I like the term hand-coated as well, and use it a lot to describe my own work, which is 100% hand coated, either in carbon, kallitype, or Pt./Pd. However, hand-coated excludes many processes that we normally include as "alternative," many of which are seen in Rexer's book. That would include POP, any of the emulsion transfers, carbon (if using manufactured tissue), photogravure (same reasoning as carbon), pinhole images made on factory-coated papers, photograms on factory-coated papers, etc, etc.
Originally Posted by Photo Engineer
Again, the major question here is "what processes are included"? I think we could all agree that no one term is perfect. However, in my estimation the term "alternative" is less imperfect than any of the others if we include both historical and contemporary processes, excluding inkjet printing which is now the "standard and ubiquitious" printing process, even for artists. I agree with PE in that silver gelatin, whether regular VC paper or POP, is an alternative processes.
I think that there might be the intent here, using David's suggestion, to place manufactured items in one category and hand made items in another category. Thus, hand made is used in some cases to indicate a one-of-a-kind item.
In your examples above, I think you might distinguish between totally hand made products and manufactured.
Hand crafting tends to lend an additional aura of authenticity to an art work as opposed to mass produced artwork. So then, a photograph made from scratch from start to finish has a different cachet than one made with a mass produced camera, mass produced film, and mass produced print material.
IDK for sure, but it seems to me that we are approaching that phase of our art. And, it is an art no matter what anyone else thinks.
Thank you all for the excellent discussion.
The term "alternative" is clearly the predominant term in use today. After all, this discussion is in the "alternative processes" section of APUG. Frankly, it is the term I use most often to describe my own work, when using a general term. But, the term does have problems, which have been pointed out in the discussion.
The notion of hand-made, hand-coated and non-factory photography has been around for quite a while. The terms certainly have appeal.
To me, there are a couple of issues floating around. One is that we are distinguishing our work from the predominant way of doing photography, which is also a moving target. Today, that would be digital prints--inkjet or light jet. But, there are still enough people using silver gelatin (or factory produced black and white paper) that we have to distinguish from it as well. Among chemical, black and white photographers, it is the predominant method.
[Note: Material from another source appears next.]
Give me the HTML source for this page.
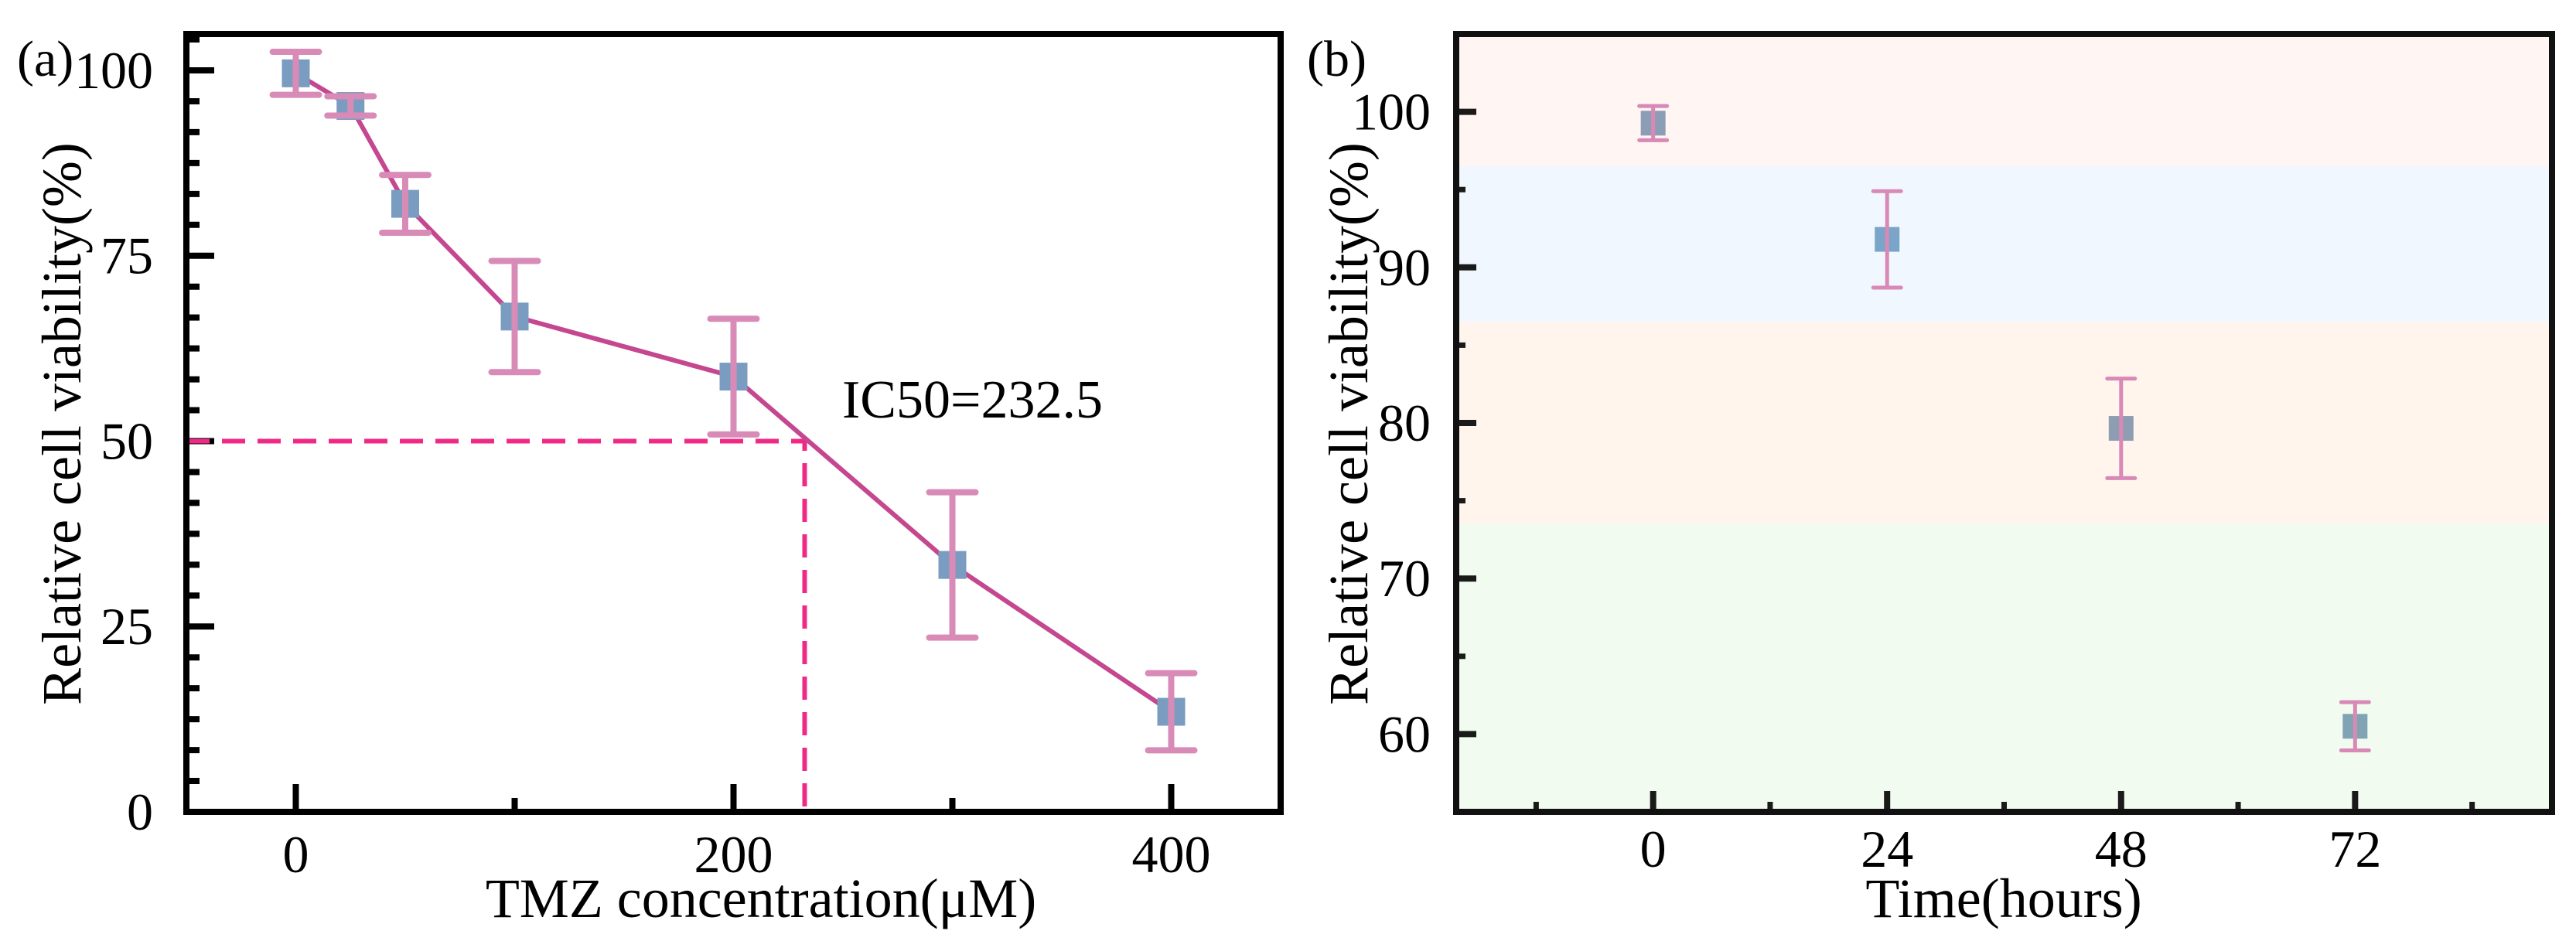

Two, to what extent must hand made be hand made? Does hand-coating the final print qualify when our cameras are built by Leica, Nikon or Canon, the negative was made on Fuji or Kodak film, and an enlarged negative was made on an Epson printer. Of course, there is a continuum here, as even doing glass plates, I don't make my own glass. When doing platinum, I buy manufactured papers to coat. Does one element of hand work qualify?
I like the idea of one of a kind as opposed to mass produced. The idea that with hand coated, hand manipulated, hand colored etc, that each work will be slightly different from others. Each print will be unique.
As for POP and other “alternative” processes which use factory produced materials, it is possible to make your own POP paper. I would continue to coat my own platinum paper even if someone started manufacturing it again. Same with albumen. Historically, albumen was a factory made paper.
Some more to think about out on the farm. Great discussion!
And it was even more ambiguous than that. The factory made product as I understand it was albumenized paper that still had to be sensitized by the printer.